Upon our arrival on campus, we were marched in formation to a house that served as headquarters for ASTU 3890. We stood at attention as a Captain, in sharply tailored dress "pinks", followed by a 1st Lieutenant in officer's "greens" stepped out onto the porch. The Captain's cap had an "Air Corps crush" and he wore it with the bill pulled way down over his eyes. He had a swagger stick tucked firmly under his left arm. The similarity to "Blood and Gloves" and his riding crop struck us all.

 The Captain introduced himself, "I am Captain Connette. It rhymes with bonnet. I am the Commandant of ASTU 3890."

 He said it in a tone that suggested Stalag 17 rather than a college campus.

 "This is my adjutant, Lt. Mc Giver."

  The 1st Lieutenant nodded.

 Captain Connette then said, "If you think, Joe College, that this is going to be a soft assignment, you are wrong, dead wrong."

  He then went into a half hour harrangue  in which he told us how heavy the class load would be, how many hours we would have to spend each night to keep our heads above water. The little martinette strutted about the front porch occasionally flourishing his swagger stick and whacking his palm sharply for emphasis.
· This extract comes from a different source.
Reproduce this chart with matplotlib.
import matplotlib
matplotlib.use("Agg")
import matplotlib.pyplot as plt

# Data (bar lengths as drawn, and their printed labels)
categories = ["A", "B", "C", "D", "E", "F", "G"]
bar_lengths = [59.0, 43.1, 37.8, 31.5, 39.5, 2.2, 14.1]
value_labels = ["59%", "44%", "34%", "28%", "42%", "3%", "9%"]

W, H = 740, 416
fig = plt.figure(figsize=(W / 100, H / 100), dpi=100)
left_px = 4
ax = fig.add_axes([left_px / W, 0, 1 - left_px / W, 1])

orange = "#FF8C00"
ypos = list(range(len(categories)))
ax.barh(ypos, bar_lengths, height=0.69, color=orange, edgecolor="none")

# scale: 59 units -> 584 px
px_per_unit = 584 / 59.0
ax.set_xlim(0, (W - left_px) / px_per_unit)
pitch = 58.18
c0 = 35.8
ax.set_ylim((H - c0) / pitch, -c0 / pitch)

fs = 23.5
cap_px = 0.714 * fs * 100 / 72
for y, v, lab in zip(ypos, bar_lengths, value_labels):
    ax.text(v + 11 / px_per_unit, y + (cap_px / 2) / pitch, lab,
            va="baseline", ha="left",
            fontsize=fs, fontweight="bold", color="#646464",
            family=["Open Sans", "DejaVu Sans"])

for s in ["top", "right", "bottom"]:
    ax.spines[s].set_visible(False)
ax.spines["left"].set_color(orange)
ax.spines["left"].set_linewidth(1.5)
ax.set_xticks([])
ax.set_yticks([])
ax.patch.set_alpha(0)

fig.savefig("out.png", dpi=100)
He pounded on the point that most of us would flunk out in the first few weeks and would then be sent to the "real" army. He made it clear that this was a military garrison and he intended to run it like one. Captain Connette kept us standing at attention for the whole brow-beating speech. He finished by saying that we looked like a bunch of hoboes and bums and ordered us to have our uniforms custom tailored and pressed before the first formation Monday morning.

 " Lt. Mc Giver will assign your quarters."
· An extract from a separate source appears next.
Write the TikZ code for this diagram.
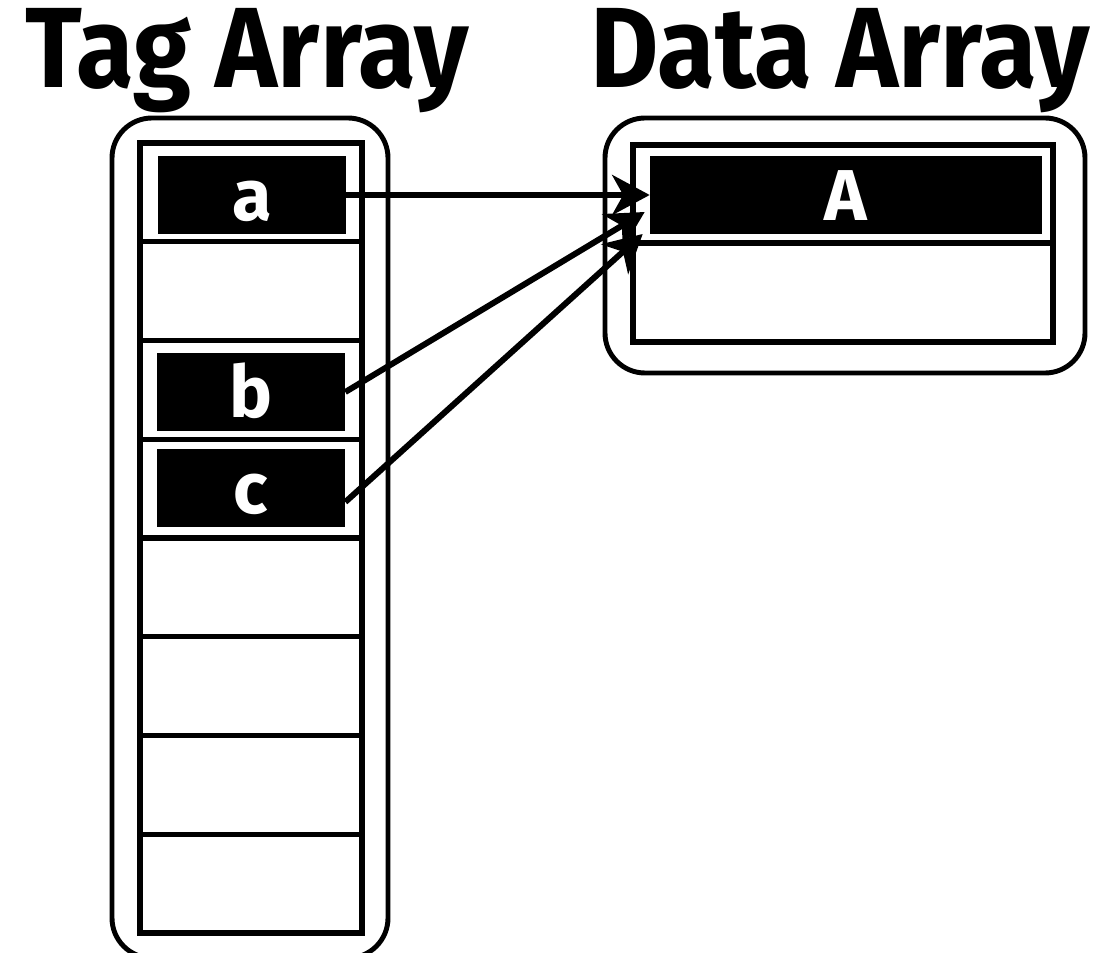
\documentclass[tikz,border=0pt]{standalone}
\usepackage{fontspec}
\setmainfont{Fira Sans}
\usetikzlibrary{arrows.meta}

\begin{document}
\begin{tikzpicture}[x=0.02cm,y=-0.02cm,
  box/.style={draw,line width=2.8pt,rounded corners=0.8cm},
  frame/.style={draw,line width=3pt},
  cell/.style={draw=none,fill=black,text=white,inner sep=0pt,
    font=\bfseries\fontsize{41}{41}\selectfont,minimum height=1.58cm,
    text height=1.02cm,text depth=0pt},
  title/.style={font=\bfseries\fontsize{65}{65}\selectfont,inner sep=0pt,anchor=base,
    xscale=0.92,transform shape},
  link/.style={-{Stealth[length=0.75cm,width=0.8cm,inset=0.22cm]},line width=3.4pt}]

  \clip (0,0) rectangle (1100,953);

  % Titles
  \node[title] (tagtitle) at (247,88) {Tag Array};
  \node[title] (datatitle) at (840,88) {Data Array};

  % Tag array (outer box, column and row lines)
  \draw[box] (112,118) rectangle (388,958);
  \draw[frame] (140,143) rectangle (362,933);
  \foreach \k in {1,...,7}
    \draw[frame] (140,143+98.75*\k) -- (362,143+98.75*\k);

  % Data array
  \draw[box] (605,118) rectangle (1085,373);
  \draw[frame] (633,145) rectangle (1053,342);
  \draw[frame] (633,243) -- (1053,243);

  % Filled entries
  \node[cell,minimum width=3.76cm] (ta) at (252,195) {a};
  \node[cell,minimum width=3.76cm] (tb) at (251,392) {b};
  \node[cell,minimum width=3.76cm] (tc) at (251,488) {c};
  \node[cell,minimum width=7.84cm] (dA) at (846,195) {A};

  % Tags point to the same data line
  \draw[link] (ta.east) -- (dA.west);
  \draw[link] (tb.east) -- ([shift={(-5,17)}]dA.west);
  \draw[link] ([shift={(0,14)}]tc.east) -- ([shift={(-7,39)}]dA.west);

\end{tikzpicture}
\end{document}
 The captain did an "about face" clinched his swagger stick firmly under his arm and strutted back into the building.

 Lt. Mc Giver said, "At ease",   and gave us a rundown on the location of the mess hall and other facilities, briefed us on a our room assignments, and then told us that we would be free for the weekend to get our bearings, and explore the campus and Denton. We liked Mc Giver right away.
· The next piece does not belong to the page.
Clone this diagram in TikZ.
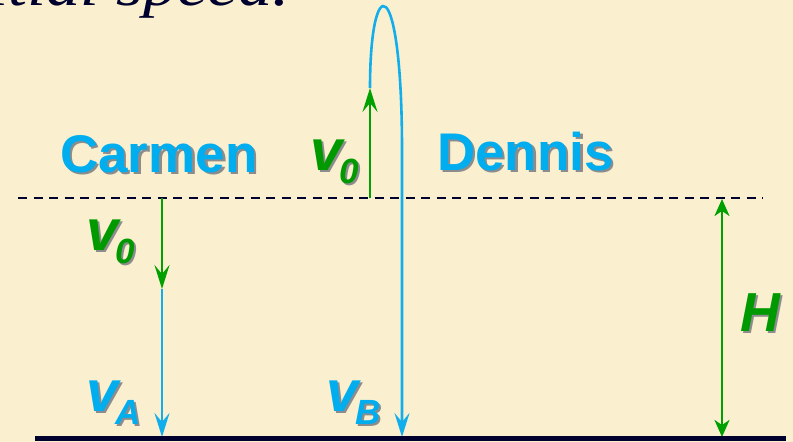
\documentclass[tikz,border=0pt]{standalone}
\usepackage{fontspec}
\setmainfont{Liberation Sans}
\newfontfamily\seriffam{Liberation Serif}
\usetikzlibrary{arrows.meta}
\definecolor{bgcream}{HTML}{FAF0D0}
\definecolor{navy}{HTML}{00002E}
\definecolor{skyb}{HTML}{00AEEF}
\definecolor{skyline}{HTML}{12AEEB}
\definecolor{grtext}{HTML}{009A00}
\definecolor{grline}{HTML}{00A000}
\newcommand\shtext[1]{\rlap{\hspace{2.5pt}\raisebox{-2.5pt}{\color{black!45}#1}}#1}
\newcommand\vsub[2]{\fontsize{58}{58}\selectfont #1\kern-3pt\raisebox{-13pt}{\fontsize{35}{35}\selectfont #2}}
\tikzset{
  personlabel/.style={font=\fontsize{53}{53}\selectfont\bfseries, text=skyb, inner sep=0pt, anchor=base west},
  vlab/.style={font=\bfseries\itshape, inner sep=0pt, anchor=base west},
  gline/.style={draw=grline, line width=2.6pt},
  bline/.style={draw=skyline, line width=2.6pt},
  bigtip/.tip={Stealth[length=24pt,width=15pt,inset=9pt]},
  smalltip/.tip={Stealth[length=17pt,width=15pt,inset=5pt]}
}
\begin{document}
\begin{tikzpicture}[x=1pt,y=-1pt]
\useasboundingbox (0,0) rectangle (793,442);
\clip (0,0) rectangle (793,442);
\fill[bgcream] (0,0) rectangle (793,442);
% title fragment
\node[inner sep=0pt, anchor=base west, text=navy, font=\seriffam\itshape\fontsize{60}{60}\selectfont] (title) at (-64,5) {\scalebox{1.14}[1]{initial speed.}};
% coordinates
\coordinate (dl) at (18,198);
\coordinate (dr) at (763,198);
\coordinate (gl) at (35,438.5);
\coordinate (gr) at (786,438.5);
\coordinate (c0) at (162,198);
\coordinate (c1) at (162,289);
\coordinate (c2) at (162,437);
\coordinate (d0) at (370,198);
\coordinate (d1) at (370,88);
\coordinate (d2) at (402,150);
\coordinate (d3) at (402,437);
\coordinate (h0) at (722,199);
\coordinate (h1) at (722,437);
% dashed reference level
\draw[navy, line width=2.4pt, dash pattern=on 9pt off 6.5pt] (dl) -- (dr);
% Carmen
\draw[bline, -{bigtip}] (c1) -- (c2);
\draw[gline, -{bigtip}] (c0) -- (c1);
% Dennis
\draw[bline, -{bigtip}] (d1) .. controls (370,-30) and (402,-30) .. (d2) -- (d3);
\draw[gline, -{bigtip}] (d0) -- (d1);
% H
\draw[gline, {smalltip}-{smalltip}] (h0) -- (h1);
% ground
\draw[navy, line width=5pt] (gl) -- (gr);
% labels
\node[personlabel] (carmen) at (60,172) {\shtext{Carmen}};
\node[personlabel] (dennis) at (437,170) {\shtext{Dennis}};
\node[vlab, text=grtext] (v0d) at (310,170) {\shtext{\vsub{v}{0}}};
\node[vlab, text=grtext] (v0c) at (86,250) {\shtext{\vsub{v}{0}}};
\node[vlab, text=skyb] (va) at (86,411) {\shtext{\vsub{v}{A}}};
\node[vlab, text=skyb] (vb) at (326,411) {\shtext{\vsub{v}{B}}};
\node[vlab, text=grtext, font=\bfseries\itshape\fontsize{55}{55}\selectfont] (H) at (740,331) {\shtext{H}};
\end{tikzpicture}
\end{document}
 He then said, softly, "He means it about your uniforms. Get them done by Monday." He then handed out shoulder patches to be sewn on our uniforms. He explained that the patch symbolized the "lamp of learning and the sword of valor", told us where the local tailor shops were located, and dismissed us. Lt. Mc Giver was both a gentleman and a gentle man.
 
 


Lt. McChesney, Lt. McGiver, T/5 McCAnn, S/Sgt.Molinaro

 Standing next to me during this briefing was Tom Lutze, a fellow of great wit, and instantly likeable. He looked at the new patch and said, "Well, I guess that we are now in the "Gravy Boat and Butter Knife Corps".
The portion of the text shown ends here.